People living and working downtown contributed to the energy essential for a vital downtown. Families lived on Minto, Shaughnessy, Drinkwater and Van Horne. There were homes on Cedar and Larch as well as further to the north in the Donovan, south across the CPR yards in the Wembley Heights area and in the West End.

But the decades of 1950s and 1960s witnessed huge changes leading to Sudbury’s downtown’s decline. Residential areas were decimated by massive urban renewal and by the repurposing of Drinkwater/Paris and Elm streets as a highway to serve suburbanites.

That uniqueness was allowed to erode. The city’s historic references including the old Post Office building, the Nickel Range and King Edward Hotels, the Borgia area with its CNR station and the city’s old farmer’s market are all gone.

Today downtown is a shell of what it once was, devoid of its resident population. Fifty years of neglect, abuse, and abandonment by the city’s consumers, as well as individual prejudices and the private market forces, have all worked against it.

Fortunately, over the last 20 years or so this trend has begun to shift and there is optimism. There is a chance to reinvent downtown which recently has been spurred on by the new McEwen School of Architecture and the anticipated francophone centre for the arts.

This sesquicentennial year provides an opportunity to revision downtown.

Imagine the possibilities of re-purposing the VIA Station as a Museum of the Downtown that highlights the lives and events that make up our story as a community.

Imagine the opportunity to re-purpose Sudbury Arena to assume its role as a cultural/arts hub arts hub and preserving a heritage building, a building that’s a legacy of Bill Beaton Sudbury’s longest continuous severing mayor winning ten elections, 1941-1951. The arena was designed by architect J.B.Sutton, built by local contractor Hill-Clark Francis, and opened in 1951. With current talk about the need for a new arena to meet 21st century standards, the current arena must be acknowledged as an important part of our heritage to be preserved.

Its architectural art-deco style shell could accommodate a central library and a concert hall. With an addition to its northern façade, there could be an art gallery open to the natural constant north light overlooking Memorial Park.

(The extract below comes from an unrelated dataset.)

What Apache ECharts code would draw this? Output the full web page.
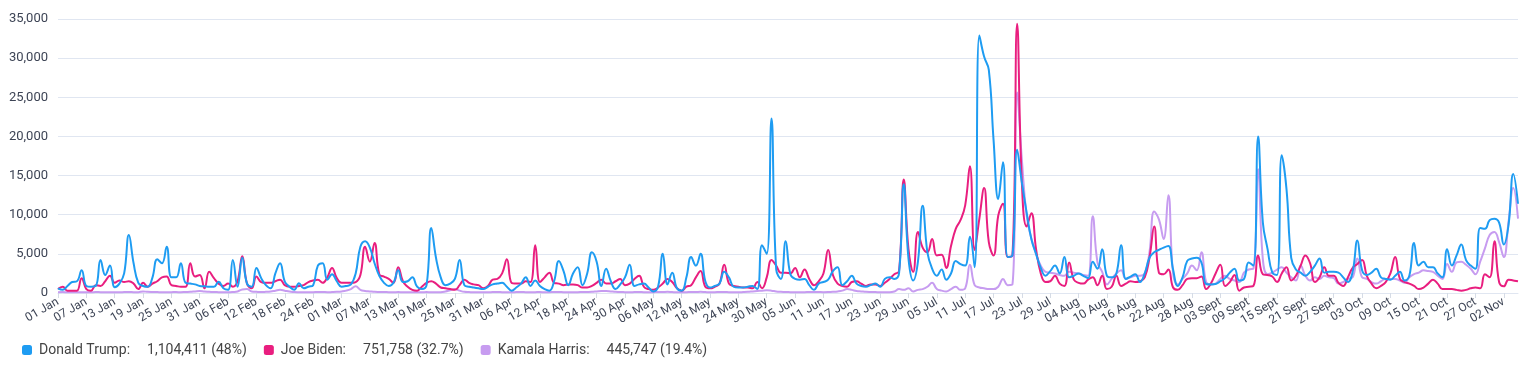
<!DOCTYPE html>
<html>
<head>
<meta charset="utf-8">
<script src="https://cdn.jsdelivr.net/npm/echarts@6/dist/echarts.min.js"></script>
<style>
html,body{margin:0;padding:0;background:#fff;}
#chart{width:1527px;height:372px;}
</style>
</head>
<body>
<div id="chart"></div>
<script>
// ---- data ----
const startDay = [2024, 0, 1];
const dayCount = 310;
const monthNames = ['Jan','Feb','Mar','Apr','May','Jun','Jul','Aug','Sept','Oct','Nov','Dec'];
const yTicks = [0, 5000, 10000, 15000, 20000, 25000, 30000, 35000];

const seriesNames = ['Donald Trump', 'Joe Biden', 'Kamala Harris'];
const seriesTotals = ['1,104,411 (48%)', '751,758 (32.7%)', '445,747 (19.4%)'];

const trump = [
600,400,900,1400,1500,2900,900,800,900,4200,
2300,3500,750,1200,2500,7400,3800,1300,900,800,
2000,4300,3800,5900,2000,2000,3800,1300,1200,1100,
900,850,800,800,1450,600,400,4200,800,4500,
1200,800,3200,1900,1000,600,2500,3800,1450,800,
400,1250,600,800,1000,3500,3800,1700,2400,1500,
800,900,1100,2500,5900,6600,5800,3800,2200,1300,
900,1300,2900,1400,1500,2000,800,500,1000,8300,
4500,2000,1000,1200,1800,4200,1000,800,700,600,
500,800,1100,1200,1300,800,300,700,1200,2000,
900,1600,900,500,300,1500,4100,2800,1000,2500,
3300,1000,2500,5200,4000,900,3100,1500,500,1100,
2000,3600,900,1100,1200,700,200,800,5000,1100,
2600,600,300,2000,4600,3500,5000,1500,700,900,
1200,2700,2000,800,700,700,800,900,500,6100,
5000,22300,3000,1800,6600,2400,1800,1700,1800,1000,
400,1200,1400,1700,2800,3300,1000,1500,2200,1200,
900,800,1000,1200,800,1800,2000,1800,2500,13900,
4400,1600,4000,11150,5200,3100,2200,3000,1700,2500,
4100,3700,3500,7200,3300,32900,30200,28500,19600,12000,
16700,4600,4800,18300,14100,10300,6900,5000,3200,2200,
2800,3500,2500,4600,2000,2200,2500,2200,1900,4000,
3100,5600,2200,2000,2500,6100,1800,2100,2400,1400,
2500,4500,5200,5500,5800,6000,3000,900,2000,4100,
4400,4500,3900,1150,1100,1150,1500,1900,2600,3100,
1600,1800,3900,3500,20000,9000,5600,2600,2300,17600,
13300,4500,3000,2600,2200,2700,3500,4400,2600,2700,
2700,2600,2000,1400,2700,6700,2900,2300,2600,3100,
2000,1800,1700,2200,2700,1600,2200,6400,3500,4000,
3300,3300,2500,2000,5600,3500,4800,6200,4200,3500,
3100,8300,8200,9300,9500,9000,6200,8700,15200,11400
];

const biden = [
500,800,300,300,300,1900,500,300,1000,900,
1500,2200,1300,1600,1400,1500,1200,500,1300,800,
1200,1500,2000,2100,1000,900,800,800,3800,2100,
2300,600,2700,1900,1200,900,1200,800,1500,4700,
1200,600,2100,1400,1300,1300,1500,1700,1000,800,
800,900,1000,1400,1600,1700,1300,2000,3200,1900,
1300,1300,1300,1400,2300,5900,4000,6400,2400,2100,
1800,1300,3300,1500,800,400,300,800,1300,1500,
1200,700,600,500,400,1000,1700,1300,1100,1000,
600,900,1700,1800,2500,4300,1300,1200,1200,1500,
1400,6100,1400,2000,2600,1300,1200,1000,1100,1100,
1000,700,700,900,1300,1700,1200,1200,1500,1800,
1000,1200,1800,2200,800,500,400,700,1200,1800,
1400,600,300,800,1000,2000,2800,800,600,800,
1200,3600,1200,900,800,700,700,600,1400,600,
2000,4200,3500,2600,2600,2500,3200,2000,3000,1800,
1000,1500,2500,5500,2300,1200,900,800,1400,1500,
1200,900,1100,1100,900,1300,1800,2400,2800,14500,
5600,2700,7800,5800,5200,6900,4800,4900,3200,6000,
8200,9300,11200,16200,5500,9500,13400,6500,4800,9900,
11400,4600,4800,34400,14000,8500,10200,5600,2500,1400,
1500,2200,1200,900,3900,1700,1300,1200,1700,2000,
1000,2200,500,800,2200,900,1200,1500,1400,1500,
2000,4500,8500,2600,2400,3000,700,400,1000,1800,
1900,1900,2100,500,1200,2500,3600,900,1400,2300,
300,700,800,900,4800,2400,2300,2100,1400,2500,
3300,1600,2200,3500,4800,3800,1400,2000,3300,2200,
2200,1300,900,2000,3200,3700,4200,2200,1200,600,
900,1400,2500,4600,1800,1400,1200,900,500,700,
1200,1700,1200,500,500,500,400,300,400,600,
700,600,2400,2000,6600,1400,850,1700,1600,1500
];

const harris = [
100,120,100,90,110,100,90,100,120,110,
100,90,110,100,120,130,110,100,200,150,
130,120,100,100,110,120,100,130,150,200,
250,180,150,120,110,100,100,130,200,450,
500,200,150,120,150,200,300,400,300,200,
120,100,90,100,110,120,130,100,120,150,
200,300,500,850,400,250,200,150,130,120,
110,100,120,100,100,110,100,100,120,100,
100,110,200,350,500,300,150,120,100,100,
110,100,120,130,110,100,100,120,130,110,
100,110,120,100,100,130,120,110,100,100,
110,120,130,150,200,250,250,200,150,120,
110,100,120,130,100,100,110,120,130,150,
120,100,100,110,120,130,150,120,100,110,
120,130,110,100,100,120,150,200,250,300,
350,300,200,150,120,110,100,100,110,120,
130,120,110,120,150,200,300,500,400,250,
200,150,130,120,100,100,100,200,500,400,
600,200,400,500,800,1300,500,300,200,500,
800,400,600,3600,1000,700,600,500,500,800,
1800,1000,1100,25600,17000,9900,7000,5000,3500,2700,
2600,2500,2300,2200,2700,2600,2500,2300,2200,9800,
3900,2700,1100,1800,2500,2900,1800,2000,2200,2200,
2500,5200,10400,9400,6900,12500,2500,1100,1800,2500,
3500,2900,5200,1400,1100,1200,1800,2200,1800,1600,
1400,2600,3000,3100,15800,4300,2400,2600,3000,3300,
2600,2000,1600,3500,2200,1600,2000,1800,2200,2000,
1900,1200,1400,1800,2000,4400,2000,1800,1400,1200,
1500,1800,1800,1800,1600,1300,2000,2400,2600,2900,
2800,2700,2200,1800,3700,2700,3900,4000,3600,3100,
2400,4000,5700,7400,7800,6500,4600,9100,13400,9500
];

const colors = ['#1E9CF2', '#E91E7F', '#C79CF0'];

// ---- build categories ----
const categories = [];
const t0 = Date.UTC(startDay[0], startDay[1], startDay[2]);
for (let i = 0; i < dayCount; i++) {
  const d = new Date(t0 + i * 86400000);
  const dd = String(d.getUTCDate()).padStart(2, '0');
  categories.push(dd + ' ' + monthNames[d.getUTCMonth()]);
}

const chart = echarts.init(document.getElementById('chart'), null, {renderer: 'canvas'});
const font = 'Roboto, "Noto Sans", sans-serif';

const seriesData = [trump, biden, harris];
const series = seriesNames.map((n, k) => ({
  name: n,
  type: 'line',
  data: seriesData[k],
  smooth: 0.45,
  showSymbol: false,
  symbol: 'none',
  z: 4 - k,
  lineStyle: {width: 2, color: colors[k]},
  itemStyle: {color: colors[k]}
}));

chart.setOption({
  animation: false,
  color: colors,
  textStyle: {fontFamily: font},
  grid: {left: 58, right: 9, top: 19, bottom: 79, containLabel: false},
  legend: {
    left: 22, top: 343, padding: 0,
    itemWidth: 10, itemHeight: 10, itemGap: 17,
    icon: 'roundRect',
    data: seriesNames,
    formatter: function (name) {
      const k = seriesNames.indexOf(name);
      return '{n|' + name + ':}{v|' + seriesTotals[k] + '}';
    },
    textStyle: {
      fontFamily: font,
      rich: {
        n: {fontSize: 14, color: '#444', fontFamily: font, padding: [0, 0, 0, 2]},
        v: {fontSize: 14, color: '#444', fontFamily: font, padding: [0, 0, 0, 17]}
      }
    }
  },
  xAxis: {
    type: 'category',
    data: categories,
    boundaryGap: false,
    axisLine: {show: true, lineStyle: {color: '#E0E6F1'}},
    axisTick: {show: true, interval: 5, length: 5, lineStyle: {color: '#D6DCE6'}},
    axisLabel: {
      interval: 5, rotate: 30, color: '#3D4455', fontSize: 12, fontFamily: font, margin: 8
    }
  },
  yAxis: {
    type: 'value',
    min: yTicks[0], max: yTicks[yTicks.length - 1], interval: yTicks[1] - yTicks[0],
    axisLine: {show: false},
    axisTick: {show: false},
    splitLine: {lineStyle: {color: '#E0E6F1'}},
    axisLabel: {
      color: '#3D4455', fontSize: 13, fontFamily: font, margin: 10,
      formatter: v => v.toLocaleString('en-US')
    }
  },
  series: series
});
</script>
</body>
</html>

This hub of cultural functions could be around a skylight multilevel atrium with an interior public space opening-out into a public square.

The concept for Sudbury Arena in 1948, then called “Sudbury Civic Centre” was a multi-functional sports and cultural facility. The sports component included an arena with an ice surface with a fixed seating capacity of 4,680, a capacity of 3,400 on the ice surface and standing room of 1,000. The cultural component including an 800-seat auditorium with stage for “theatricals,” broadcasting facilities, and a kitchen for banquets.

Imagine a grand public square as a pedestrian precinct, a meeting place, traffic-free areas in which people may walk and gather in safety. A feature of this square would be the farmers’ market.

“Heritage Square/Place du Patrimoine” would be centred as a sun pocket defined by the proposed re-purposed arena; the train station museum on the north with the farmers’ market, and a new arena with pedestrian links to the Sudbury Theatre Centre; a possible new Seniors /Folk Arts Centre; as well as a central multilevel parking garage via Shaughnessy St. Animating street level drawing people through out the square including the parking garage, where could be shops, studios, cafes, coffee houses and the bakery.

Is it possible? Yes, it can happen. It just needs the combined efforts and support of city council, the chamber of commerce, the Downtown BIA, the Downtown Village Development Corporation and the public.

Oryst Sawchuk is an architect and urban planner.